Cannabichromene (CBC) is a phytocannabinoid, the second most abundant cannabinoid quantitatively in marijuana. CBC has been shown to produce antinociception and anti-inflammatory effects in rodents. This method is validated for the measurement of THC and CBC simultaneously after extraction from mouse blood or brain. Whole brain harvested from mice was homogenized 2:1 (v/w) with normal saline. Fifty nanograms of THC-d(3) was added to 0.5 mL of heparinized mouse blood, brain homogenate, and THC and CBC fortified blood or brain calibrators, then equilibrated overnight at 5 degrees C. Two milliliters of "ice cold" acetonitrile was added drop-wise while the sample was vortex mixed, and then the sample was centrifuged and stored overnight at -30 degrees C. The cannabinoids were extracted from the acetonitrile layer with 2 mL of 0.2 N NaOH and 4 mL of hexane/ethyl acetate (9:1). The solvent was isolated and evaporated to dryness. Trimethylsilyl derivatives were prepared and then analyzed by gas chromatography-mass spectrometry. Linearity in blood and brain of THC and CBC was 2-10,000 ng/mL (ng/g). THC and CBC recovery ranged from 56 to 78% in blood and brain. Precision was demonstrated at 100 ng/mL and 1000 ng/mL with CVs < 15%. The validated method allows for blood and brain concentrations of cannabinoids to be quantificated and correlated with pharmacological effects produced in mice.
The effect of cannabichromene on adult neural stem/progenitor cells.[Pubmed:23941747]
Neurochem Int. 2013 Nov;63(5):432-7.
Apart from the psychotropic compound Delta(9)-tetrahydrocannabinol (THC), evidence suggests that other non-psychotropic phytocannabinoids are also of potential clinical use. This study aimed at elucidating the effect of major non-THC phytocannabinoids on the fate of adult neural stem progenitor cells (NSPCs), which are an essential component of brain function in health as well as in pathology. We tested three compounds: cannabidiol, cannabigerol, and Cannabichromene (CBC), and found that CBC has a positive effect on the viability of mouse NSPCs during differentiation in vitro. The expression of NSPC and astrocyte markers nestin and Glial fibrillary acidic protein (GFAP), respectively, was up- and down-regulated, respectively. CBC stimulated ERK1/2 phosphorylation; however, this effect had a slower onset in comparison to typical MAPK stimulation.

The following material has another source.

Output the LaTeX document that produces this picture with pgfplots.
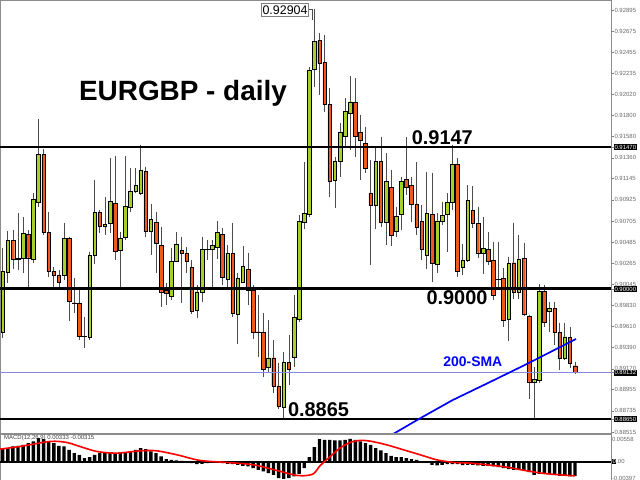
\documentclass[border=0pt]{standalone}
\usepackage{pgfplots}
\pgfplotsset{compat=1.18}
\usepackage{pgfplotstable}
\usepackage{fontspec}
\setmainfont{Liberation Sans}

\definecolor{bull}{HTML}{A6D02A}
\definecolor{bear}{HTML}{F0581C}
\definecolor{bidline}{RGB}{136,136,230}
\definecolor{scalegray}{RGB}{105,105,105}
\setlength{\fboxsep}{0.5bp}

% daily candles, index i = 1..113
\pgfplotstableread{
i o h l c
1 0.89556 0.90425 0.89491 0.90179
2 0.90169 0.90601 0.90065 0.90501
3 0.90508 0.90612 0.90204 0.90308
4 0.90314 0.90788 0.90197 0.90311
5 0.90318 0.90744 0.90162 0.90578
6 0.90567 0.90612 0.90023 0.90324
7 0.90308 0.90999 0.90269 0.90930
8 0.90899 0.91761 0.90854 0.91398
9 0.91398 0.91449 0.90560 0.90588
10 0.90588 0.90802 0.90127 0.90179
11 0.90179 0.90231 0.90023 0.90138
12 0.90145 0.90197 0.90023 0.90065
13 0.90138 0.90681 0.90093 0.90526
14 0.90526 0.90542 0.89667 0.89875
15 0.89857 0.90110 0.89747 0.89854
16 0.89851 0.89989 0.89470 0.89512
17 0.89508 0.89712 0.89384 0.89505
18 0.89498 0.90387 0.89470 0.90352
19 0.90352 0.91131 0.90256 0.90796
20 0.90796 0.90819 0.90581 0.90653
21 0.90653 0.90957 0.90560 0.90671
22 0.90681 0.91356 0.90578 0.90913
23 0.90889 0.91383 0.90300 0.90394
24 0.90404 0.90594 0.90023 0.90526
25 0.90536 0.91380 0.90508 0.90854
26 0.90847 0.91252 0.90802 0.91017
27 0.91017 0.91252 0.90996 0.91079
28 0.90993 0.91494 0.90975 0.91235
29 0.91224 0.91269 0.90542 0.90594
30 0.90594 0.90882 0.90352 0.90723
31 0.90688 0.90802 0.90169 0.90474
32 0.90456 0.90646 0.89816 0.89971
33 0.89982 0.90062 0.89833 0.89955
34 0.89920 0.90422 0.89885 0.90283
35 0.90283 0.90594 0.90280 0.90463
36 0.90397 0.90542 0.89851 0.90370
37 0.90370 0.90438 0.90162 0.90283
38 0.90225 0.90300 0.89740 0.89774
39 0.89782 0.90041 0.89695 0.89971
40 0.89961 0.90542 0.89868 0.90412
41 0.90412 0.90508 0.90300 0.90410
42 0.90412 0.90508 0.90023 0.90449
43 0.90432 0.90708 0.90308 0.90588
44 0.90570 0.90629 0.90041 0.90117
45 0.90103 0.90456 0.90023 0.90370
46 0.90370 0.90681 0.89706 0.89747
47 0.89737 0.90162 0.89430 0.90110
48 0.90075 0.90449 0.90072 0.90238
49 0.90204 0.90376 0.89833 0.89982
50 0.89982 0.90041 0.89477 0.89550
51 0.89556 0.89937 0.89297 0.89553
52 0.89550 0.89747 0.89089 0.89166
53 0.89183 0.89678 0.89131 0.89286
54 0.89286 0.89470 0.88917 0.88993
55 0.88993 0.89228 0.88751 0.88785
56 0.88772 0.89349 0.88655 0.89235
57 0.89235 0.89522 0.89003 0.89166
58 0.89290 0.89937 0.89193 0.89706
59 0.89685 0.90768 0.89657 0.90698
60 0.90692 0.91316 0.90619 0.90785
61 0.90775 0.92300 0.90750 0.92272
62 0.92280 0.92904 0.92099 0.92566
63 0.92577 0.92653 0.92013 0.92342
64 0.92348 0.92636 0.91840 0.91916
65 0.91916 0.92083 0.90957 0.91113
66 0.91131 0.91373 0.90837 0.91328
67 0.91321 0.91719 0.91165 0.91630
68 0.91580 0.91979 0.91460 0.91840
69 0.91823 0.92210 0.91442 0.91943
70 0.91937 0.92186 0.91373 0.91587
71 0.91629 0.91805 0.91131 0.91546
72 0.91512 0.91684 0.91200 0.91252
73 0.90993 0.91338 0.90249 0.90864
74 0.90864 0.91476 0.90619 0.91321
75 0.91321 0.91580 0.90646 0.90692
76 0.90688 0.91411 0.90456 0.91113
77 0.91055 0.91235 0.90446 0.90560
78 0.90594 0.90854 0.90542 0.90750
79 0.90775 0.91165 0.90612 0.91113
80 0.91141 0.91580 0.90975 0.91051
81 0.91072 0.91165 0.90698 0.90882
82 0.90882 0.91316 0.90560 0.90640
83 0.90698 0.90871 0.90300 0.90412
84 0.90352 0.91217 0.90204 0.90785
85 0.90775 0.91206 0.90075 0.90266
86 0.90259 0.90785 0.90162 0.90708
87 0.90698 0.90906 0.90664 0.90768
88 0.90778 0.90993 0.90387 0.90895
89 0.90895 0.91494 0.90819 0.91297
90 0.91297 0.91356 0.90127 0.90179
91 0.90225 0.90466 0.90145 0.90300
92 0.90293 0.91079 0.90280 0.90923
93 0.90812 0.91068 0.90633 0.90681
94 0.90681 0.90854 0.90321 0.90376
95 0.90376 0.90750 0.90155 0.90422
96 0.90412 0.90594 0.90249 0.90290
97 0.90293 0.90490 0.89885 0.89937
98 0.90100 0.90490 0.89989 0.90098
99 0.90110 0.90217 0.89605 0.89678
100 0.89685 0.90335 0.89463 0.90266
101 0.90272 0.90688 0.89896 0.89971
102 0.89971 0.90560 0.89892 0.90308
103 0.90318 0.90480 0.89719 0.89740
104 0.89719 0.89730 0.88855 0.89037
105 0.89037 0.89193 0.88657 0.89062
106 0.89055 0.90051 0.89027 0.89972
107 0.89972 0.90041 0.89605 0.89654
108 0.89774 0.89868 0.89553 0.89799
109 0.89799 0.89868 0.89418 0.89546
110 0.89546 0.89650 0.89159 0.89280
111 0.89280 0.89650 0.89263 0.89504
112 0.89498 0.89602 0.89179 0.89228
113 0.89203 0.89245 0.89117 0.89132
}\candles

% MACD histogram
\pgfplotstableread{
i v
1 0.00310
2 0.00335
3 0.00375
4 0.00392
5 0.00416
6 0.00457
7 0.00498
8 0.00580
9 0.00555
10 0.00498
11 0.00457
12 0.00392
13 0.00375
14 0.00294
15 0.00212
16 0.00171
17 0.00090
18 0.00114
19 0.00171
20 0.00212
21 0.00212
22 0.00212
23 0.00188
24 0.00212
25 0.00212
26 0.00253
27 0.00294
28 0.00335
29 0.00310
30 0.00253
31 0.00212
32 0.00131
33 0.00065
34 0.00049
35 0.00033
36 0.00024
37 0.00008
38 -0.00033
39 -0.00057
40 -0.00049
41 -0.00033
42 -0.00016
43 -0.00008
44 -0.00033
45 -0.00049
46 -0.00057
47 -0.00073
48 -0.00098
49 -0.00114
50 -0.00155
51 -0.00196
52 -0.00237
53 -0.00278
54 -0.00318
55 -0.00400
56 -0.00416
57 -0.00400
58 -0.00359
59 -0.00294
60 -0.00155
61 0.00114
62 0.00359
63 0.00555
64 0.00539
65 0.00539
66 0.00522
67 0.00522
68 0.00539
69 0.00563
70 0.00539
71 0.00498
72 0.00457
73 0.00416
74 0.00335
75 0.00278
76 0.00212
77 0.00147
78 0.00114
79 0.00114
80 0.00090
81 0.00065
82 0.00049
83 0.00008
84 -0.00016
85 -0.00073
86 -0.00090
87 -0.00073
88 -0.00057
89 -0.00057
90 -0.00057
91 -0.00082
92 -0.00073
93 -0.00073
94 -0.00090
95 -0.00098
96 -0.00098
97 -0.00114
98 -0.00131
99 -0.00155
100 -0.00180
101 -0.00196
102 -0.00196
103 -0.00220
104 -0.00253
105 -0.00318
106 -0.00294
107 -0.00278
108 -0.00294
109 -0.00318
110 -0.00343
111 -0.00343
112 -0.00359
113 -0.00343
}\macd

\pgfplotsset{
  panel/.style={scale only axis, width=611bp, xmin=0.47, xmax=120.04,
    anchor=south west, scaled y ticks=false},
  price/.style={panel, height=433bp, at={(0,47bp)}, ymin=0.88505, ymax=0.92999},
  rightscale/.style={axis line style={black!45}, xtick=\empty,
    ytick pos=right, yticklabel pos=right, tick align=outside,
    major tick length=2.5bp, tick style={black!50, line width=0.5bp},
    yticklabel style={font=\fontsize{6}{6}\selectfont, text=scalegray, inner sep=0.8bp}},
}

\begin{document}
\begin{tikzpicture}
\path[use as bounding box] (0,0) rectangle (640bp,480bp);

% wicks: high down to low
\begin{axis}[price, hide axis]
  \addplot[draw=none, mark=none,
    error bars/.cd, y dir=minus, y explicit, error mark=none,
    error bar style={draw=black!70, line width=0.7bp}]
    table[x=i, y=h, y error minus expr={\thisrow{h}-\thisrow{l}}] {\candles};
\end{axis}

% bodies: invisible base, then bull and bear parts
\begin{axis}[price, hide axis, ybar stacked, bar width=3.6bp]
  \addplot[draw=none, fill=none]
    table[x=i, y expr={min(\thisrow{o},\thisrow{c})}] {\candles};
  \addplot[draw=black, fill=bull, line width=0.45bp]
    table[x=i, y expr={max(\thisrow{c}-\thisrow{o},0)}] {\candles};
  \addplot[draw=black, fill=bear, line width=0.45bp]
    table[x=i, y expr={max(\thisrow{o}-\thisrow{c},0)}] {\candles};
\end{axis}

% levels, SMA, price scale, notes
\begin{axis}[price, rightscale,
    ytick={0.92895,0.92675,0.92455,0.92235,0.92020,0.91800,0.91580,0.91360,0.91145,0.90925,0.90705,0.90485,0.90265,0.90045,0.89830,0.89610,0.89390,0.89170,0.88955,0.88735,0.88515},
    yticklabels={0.92895,0.92675,0.92455,0.92235,0.92020,0.91800,0.91580,0.91360,0.91145,0.90925,0.90705,0.90485,0.90265,0.90045,0.89830,0.89610,0.89390,0.89170,0.88955,0.88735,0.88515},
    extra y ticks={0.9147,0.9,0.89132,0.8865},
    extra y tick labels={0.91470,0.90000,0.89132,0.88650},
    extra y tick style={yticklabel style={fill=black, text=white}}]
  \addplot[bidline, line width=0.8bp] coordinates {(0.47,0.89132) (120.04,0.89132)};
  \addplot[black, line width=2bp] coordinates {(0.47,0.9147) (120.04,0.9147)};
  \addplot[black, line width=3bp] coordinates {(0.47,0.9) (120.04,0.9)};
  \addplot[black, line width=2bp] coordinates {(0.47,0.8865) (120.04,0.8865)};
  \addplot[blue, line width=1.7bp] coordinates {
    (76.6,0.88470) (82.7,0.88658) (89.1,0.88848) (96.4,0.89035) (103.6,0.89222) (113.2,0.89481)};

  \node[font=\fontsize{28}{30}\selectfont\bfseries, inner sep=0] at (axis cs:36.28,0.92034) {EURGBP - daily};
  \node[font=\fontsize{20}{20}\selectfont\bfseries, inner sep=0] at (axis cs:87.03,0.91572) {0.9147};
  \node[font=\fontsize{20}{20}\selectfont\bfseries, inner sep=0] at (axis cs:89.9,0.89911) {0.9000};
  \node[font=\fontsize{20}{20}\selectfont\bfseries, inner sep=0] at (axis cs:62.8,0.88744) {0.8865};
  \node[font=\fontsize{14}{14}\selectfont\bfseries, text=blue, inner sep=0] at (axis cs:93.0,0.89245) {200-SMA};
  \node[draw=black!50, fill=white, font=\fontsize{12.5}{13}\selectfont, inner xsep=1bp, inner ysep=2bp]
    at (axis cs:56.25,0.92895) {0.92904};
  \draw[black!70, line width=0.6bp] (axis cs:60.96,0.92906) -| (axis cs:61.66,0.92791);
\end{axis}

% MACD panel
\begin{axis}[panel, rightscale, height=46bp, at={(0,0)},
    ymin=-0.00446, ymax=0.0068, major tick length=0pt,
    ytick={0.00558,-0.00397}, yticklabels={0.00558,-0.00397},
    extra y ticks={0},
    extra y tick labels={{\colorbox{black}{\textcolor{white}{0}}.00}}]
  \addplot[black, line width=1.6bp] coordinates {(0.47,0) (120.04,0)};
  \addplot[ybar, bar width=3.4bp, fill=black, draw=none] table[x=i, y=v] {\macd};
  \addplot[red, line width=1.6bp, smooth] coordinates {
    (0.47,0.00310) (4.4,0.00375) (10.3,0.00498) (13.5,0.00473) (16.1,0.00375)
    (19.4,0.00253) (23.3,0.00212) (27.9,0.00269) (31.1,0.00269) (35.1,0.00171)
    (39.6,0.00033) (44.8,-0.00016) (50.0,-0.00073) (54.6,-0.00212) (57.9,-0.00318)
    (59.8,-0.00343) (61.8,-0.00294) (63.1,-0.00098) (65.1,0.00131) (67.0,0.00335)
    (69.0,0.00473) (70.9,0.00522) (72.9,0.00506) (76.1,0.00416) (79.4,0.00294)
    (82.7,0.00171) (85.9,0.00049) (89.2,-0.00016) (92.4,-0.00033) (95.7,-0.00073)
    (99.6,-0.00131) (103.5,-0.00220) (107.5,-0.00294) (113.0,-0.00345)};
  \node[anchor=north west, font=\fontsize{6}{6}\selectfont, text=black!75, inner sep=0]
    at (axis cs:1.25,0.0066) {MACD(12,26,9) 0.00333 -0.00315};
\end{axis}
\end{tikzpicture}
\end{document}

A MEK inhibitor, U0126, antagonized the up-regulation of nestin but not the down-regulation of GFAP. Based on a previous report, we studied the potential involvement of the adenosine A1 receptor in the effect of CBC on these cells and found that the selective adenosine A1 receptor antagonist, DPCPX, counteracted both ERK1/2 phosphorylation and up-regulation of nestin by CBC, indicating that also adenosine is involved in these effects of CBC, but possibly not in CBC inhibitory effect on GFAP expression. Next, we measured ATP levels as an equilibrium marker of adenosine and found higher ATP levels during differentiation of NSPCs in the presence of CBC. Taken together, our results suggest that CBC raises the viability of NSPCs while inhibiting their differentiation into astroglia, possibly through up-regulation of ATP and adenosine signalling.